People who do dog fighting have got to be one of the lowest life forms on earth! I have no tolerance for people who harm animals for the sake of making money. These horrible people have been the main issue in villainizing pit bulls. At the risk of losing a little anonymity on my blog, I feel the need to say that Pirate Wench Puppy is a pit bull. She is the sweetest and most gentle dog I've ever met. We like to say that she's our vicious little ball of love and kisses. I've also fostered a pit who was also just a sweet, gentle and loving dog. For anyone who is afraid of pits because of the reputation caused by a few horrible, evil people - don't be. Pits are loyal, loving, gentle creatures, and like any other animal, they only become dangerous when trained or forced into it. Have you hugged your pit bull today? I have! :)

Tuesday, September 8, 2009

I love this guy!

One of the major disadvantages of living in Montana is the lack of great restaurants like Jack in the Box.

Now, I had eaten at Jack in the Box on occasion when my ex-husband and I would travel. We regularly stayed at the Motel 6 in Idaho Falls, and the Jack in the Box was right across the parking lot. I'd had just some regular burger and fries kind of things, and I'd even had a pretty tasty breakfast sandwich and smoothie one time. Good stuff, but didn't seem very special to me.
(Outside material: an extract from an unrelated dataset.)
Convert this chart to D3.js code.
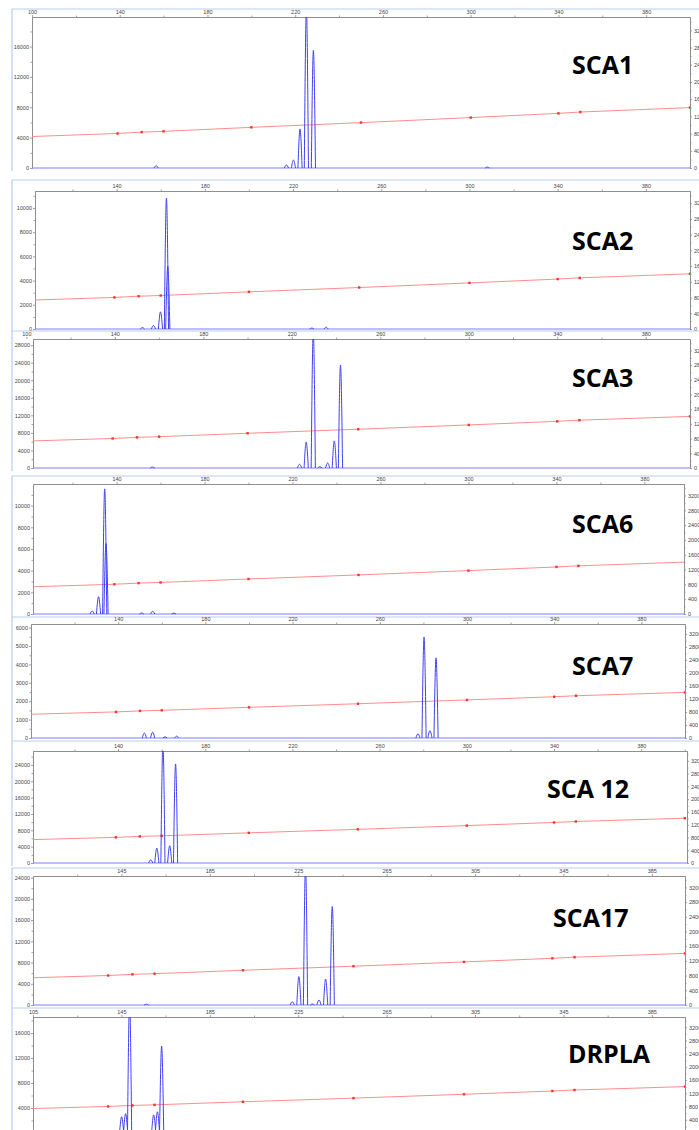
<!DOCTYPE html>
<html>
<head>
<meta charset="utf-8">
<script src="https://cdn.jsdelivr.net/npm/d3@7"></script>
<style>
  body { margin: 0; background: #fff; }
  svg { display: block; }
  .axis text { font-family: "Liberation Sans", Arial, sans-serif; font-size: 5.5px; fill: #444; }
  .axis path, .axis line { stroke: #8a8a8a; stroke-width: 0.8; }
  .name { font-family: "Open Sans", sans-serif; font-weight: 700; font-size: 25px; fill: #000; }
</style>
</head>
<body>
<svg id="chart"></svg>
<script>
'use strict';
// stacked electropherograms, one per repeat locus
// x = fragment size (bp), left axis = RFU, right axis = sizing curve units

const panelNames = ['SCA1', 'SCA2', 'SCA3', 'SCA6', 'SCA7', 'SCA 12', 'SCA17', 'DRPLA'];
const sizeStart = [100, 103, 103, 102, 100, 101, 105, 105];
const sizeEnd = [400, 400, 400, 398, 400, 401, 400, 400];
// first labelled size on each top axis, then every 40 bp
const sizeLabelStart = [100, 140, 100, 140, 140, 140, 145, 105];
const rfuMax = [19900, 11400, 29400, 12000, 6200, 27400, 24300, 18560];
const rfuStep = [4000, 2000, 4000, 2000, 1000, 4000, 4000, 4000];
const rightMax = 3510;
const rightTicks = [0, 400, 800, 1200, 1600, 2000, 2400, 2800, 3200];

// size standard fragments and the fitted sizing curve
const ladderSizes = [139, 150, 160, 200, 250, 300, 340, 350, 400];
const sizingCurve = [[100, 732], [139, 803], [150, 834], [160, 852], [200, 945], [250, 1055],
  [300, 1172], [340, 1270], [350, 1301], [400, 1404]];

// peaks: [size bp, height RFU]
const peaksSCA1 = [[156.6, 300], [216.0, 400], [219.2, 1050], [222.2, 5150], [225.1, 21000], [228.3, 15500], [307.6, 120]];
const peaksSCA2 = [[151.7, 120], [156.7, 280], [159.9, 1420], [162.6, 10800], [163.2, 5200], [228.5, 80], [235.0, 150]];
const peaksSCA3 = [[157.0, 200], [223.5, 850], [226.5, 5940], [229.7, 31000], [232.7, 300], [236.2, 1150], [239.2, 6170], [242.0, 23470]];
const peaksSCA6 = [[128.9, 280], [131.8, 1600], [134.6, 11550], [135.2, 6500], [151.4, 100], [156.4, 250], [166.0, 80]];
const peaksSCA7 = [[152.0, 270], [155.8, 320], [161.5, 60], [166.8, 100], [277.5, 230], [280.3, 5490], [283.0, 400], [285.8, 4360]];
const peaksSCA12 = [[155.0, 800], [157.8, 3650], [160.6, 29000], [163.7, 4220], [166.4, 24220]];
const peaksSCA17 = [[156.3, 150], [222.3, 620], [225.3, 5340], [228.3, 26000], [231.4, 200], [234.4, 940], [237.4, 4900], [240.4, 18550]];
const peaksDRPLA = [[145.1, 2600], [146.9, 3100], [148.7, 21000], [159.6, 2900], [161.3, 3400], [163.2, 13900]];
const panelPeaks = [peaksSCA1, peaksSCA2, peaksSCA3, peaksSCA6, peaksSCA7, peaksSCA12, peaksSCA17, peaksDRPLA];

// where each screenshot sits on the page
const frames = [
  {top: 9, plotTop: 17, plotBottom: 168, left: 32, right: 690, labelX: 572, labelY: 74},
  {top: 180, plotTop: 191, plotBottom: 329, left: 35, right: 690, labelX: 572, labelY: 250},
  {top: 331, plotTop: 339, plotBottom: 468, left: 33, right: 690, labelX: 572, labelY: 387},
  {top: 476, plotTop: 484, plotBottom: 614, left: 33, right: 684, labelX: 572, labelY: 533},
  {top: 617, plotTop: 624, plotBottom: 738, left: 31, right: 685, labelX: 572, labelY: 675},
  {top: 741, plotTop: 751, plotBottom: 863, left: 33, right: 687, labelX: 547, labelY: 798},
  {top: 868, plotTop: 876, plotBottom: 1005, left: 33, right: 685, labelX: 553, labelY: 927},
  {top: 1008, plotTop: 1017, plotBottom: 1133, left: 33, right: 685, labelX: 568, labelY: 1063}
];

const width = 699, height = 1130;
const peakHalfWidth = 0.95;

const svg = d3.select('#chart')
  .attr('width', width)
  .attr('height', height);

svg.append('rect').attr('width', width).attr('height', height).attr('fill', '#fff');

panelNames.forEach(function(name, i){
  const f = frames[i];
  const g = svg.append('g');

  // screenshot border
  g.append('line')
    .attr('x1', 12).attr('x2', width)
    .attr('y1', f.top).attr('y2', f.top)
    .attr('stroke', '#b9cdea').attr('stroke-width', 1.2);
  g.append('line')
    .attr('x1', 12).attr('x2', 12)
    .attr('y1', f.top).attr('y2', f.plotBottom + 3)
    .attr('stroke', '#b9cdea').attr('stroke-width', 1.2);

  const x = d3.scaleLinear()
    .domain([sizeStart[i], sizeEnd[i]])
    .range([f.left, f.right]);
  const y = d3.scaleLinear()
    .domain([0, rfuMax[i]])
    .range([f.plotBottom, f.plotTop]);
  const yRight = d3.scaleLinear()
    .domain([0, rightMax])
    .range([f.plotBottom, f.plotTop]);

  // top size axis: labels every 40, small ticks in between
  const majorSizes = d3.range(sizeLabelStart[i], sizeEnd[i] + 0.01, 40);
  const minorSizes = d3.range(sizeLabelStart[i] - 20, sizeEnd[i], 40).filter(v => v > sizeStart[i]);
  g.append('g').attr('class', 'axis')
    .attr('transform', `translate(0,${f.plotTop})`)
    .call(d3.axisTop(x).tickValues(majorSizes).tickSize(2).tickPadding(1).tickSizeOuter(0).tickFormat(d3.format('d')));
  g.append('g').attr('class', 'axis')
    .attr('transform', `translate(0,${f.plotTop})`)
    .call(d3.axisTop(x).tickValues(minorSizes).tickSize(1.5).tickSizeOuter(0).tickFormat(''));

  // left RFU axis
  const majorRfu = d3.range(0, rfuMax[i], rfuStep[i]);
  const minorRfu = d3.range(rfuStep[i] / 2, rfuMax[i], rfuStep[i]);
  g.append('g').attr('class', 'axis')
    .attr('transform', `translate(${f.left},0)`)
    .call(d3.axisLeft(y).tickValues(majorRfu).tickSize(2).tickPadding(1).tickSizeOuter(0).tickFormat(d3.format('d')));
  g.append('g').attr('class', 'axis')
    .attr('transform', `translate(${f.left},0)`)
    .call(d3.axisLeft(y).tickValues(minorRfu).tickSize(1.5).tickSizeOuter(0).tickFormat(''));

  // right axis, labels run off the page edge like the screenshot
  g.append('g').attr('class', 'axis')
    .attr('transform', `translate(${f.right},0)`)
    .call(d3.axisRight(yRight).tickValues(rightTicks).tickSize(2).tickPadding(2).tickSizeOuter(0).tickFormat(d3.format('d')));
  g.append('g').attr('class', 'axis')
    .attr('transform', `translate(${f.right},0)`)
    .call(d3.axisRight(yRight).tickValues(rightTicks.map(v => v + 200)).tickSize(1.5).tickSizeOuter(0).tickFormat(''));

  const clipId = 'clip' + i;
  g.append('clipPath').attr('id', clipId)
    .append('rect')
    .attr('x', f.left).attr('y', f.plotTop)
    .attr('width', f.right - f.left).attr('height', f.plotBottom - f.plotTop + 1.5);

  const plot = g.append('g').attr('clip-path', `url(#${clipId})`);

  // sizing curve
  const curveLine = d3.line()
    .x(d => x(d[0]))
    .y(d => yRight(d[1]));
  plot.append('path')
    .datum(sizingCurve)
    .attr('d', curveLine)
    .attr('fill', 'none')
    .attr('stroke', '#ff8c8c')
    .attr('stroke-width', 1);
  plot.selectAll('rect.ladder')
    .data(sizingCurve.filter(d => ladderSizes.includes(d[0])))
    .enter()
    .append('rect')
    .attr('class', 'ladder')
    .attr('x', d => x(d[0]) - 1.2)
    .attr('y', d => yRight(d[1]) - 1.2)
    .attr('width', 2.4)
    .attr('height', 2.4)
    .attr('fill', '#ff3030');

  // blue trace: baseline plus one bell per peak
  plot.append('line')
    .attr('x1', x(sizeStart[i])).attr('x2', x(sizeEnd[i]))
    .attr('y1', y(0)).attr('y2', y(0))
    .attr('stroke', '#7f7fff')
    .attr('stroke-width', 1.2);

  const peakLine = d3.line()
    .x(d => x(d[0]))
    .y(d => y(d[1]))
    .curve(d3.curveMonotoneX);
  plot.selectAll('path.peak')
    .data(panelPeaks[i])
    .enter()
    .append('path')
    .attr('class', 'peak')
    .attr('d', d => peakLine([[d[0] - peakHalfWidth, 0], [d[0], d[1]], [d[0] + peakHalfWidth, 0]]))
    .attr('fill', 'none')
    .attr('stroke', '#4040f2')
    .attr('stroke-width', 1);

  g.append('text')
    .attr('class', 'name')
    .attr('x', f.labelX)
    .attr('y', f.labelY)
    .text(name);
});
</script>
</body>
</html>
And then I married a Californian...

Surfer Pirate had learned YEARS earlier the joys of Jack in the Box - especially during late nights. We were on vacation in Washington and we stopped to visit Jack. On his suggestion, I tried the tacos, and because I'm me, I had to try the eggrolls. (A little confession here. I am an eggroll addict. I've tried them just about everywhere I can. Most Chinese restaurants I've been to have fairly decent ones - as long as they're freshly cooked, something that doesn't always happen when you're at a buffet place. My favorite ones until now are made by a local family. They used to have a restaurant so you could buy them any day, but now they mostly just opperate out of the trailers you see at fairs and festivals. I have to keep my eyes open for them and buy them any chance I get. I have now discovered that Jack in the Box eggrolls are a VERY close second to the wonderful locally made ones.) We also had to try the terijaki bowl. Any given bite of these three menu items are just a little bit of heaven!

So, being stuck in Montana, Jack in the Box is just a distant dream. We had to take a quick over-night trip to Idaho this weekend, and one of the highlights of our trip was getting my Jack in the Box fix! Of course I had to have my three favorites. I gorged myself on their crispy, flavorful tacos, the amazing teriyaki bowl, and of course my favorite - the eggrolls. I was stuffed like a Thanksgiving turkey, but happy as can be!

Someone, oh someone please??? Open a Jack in the Box in my city! I will be your customer for life!!

I also have to pay tribute to the joy that is the Cherry Limeade at Sonic. Again, something we don't have here - although they've opened one in Great Falls and we keep hearing rumors of one opening here soon. The 44 oz Cherry Limeade was a refreshing addition to my wonderful Jack in the Box meal, and I did make sure we made a special trip to Sonic first to make sure I got that fix as well! :)

Wednesday, September 2, 2009

Yay for Duct Tape!!!

I'm having a bad day, so I think it's a good day for a stupid criminal story:

US judge orders defendant's mouth sealed with duct tape to silence outbursts in court

A judge unhappy with repeated interruptions from a robbery suspect ordered a deputy to put duct tape over the defendant's mouth.

(City) Municipal Court (Judge's Name) says the taping last Thursday was the best way to restore order at a hearing for 51-year-old (Stupid Criminal) of (city), The (newspaper name) reported.

(Stupid Criminal) complained that his court-appointed attorney wasn't prepared and angered the judge with interruptions. After a warning, the judge told the bailiff to tape (Stupid Criminal)'s mouth shut.

When the tape was removed, the defendant said the judge wasn't being respectful. The judge ended the hearing and sent the case to a grand jury.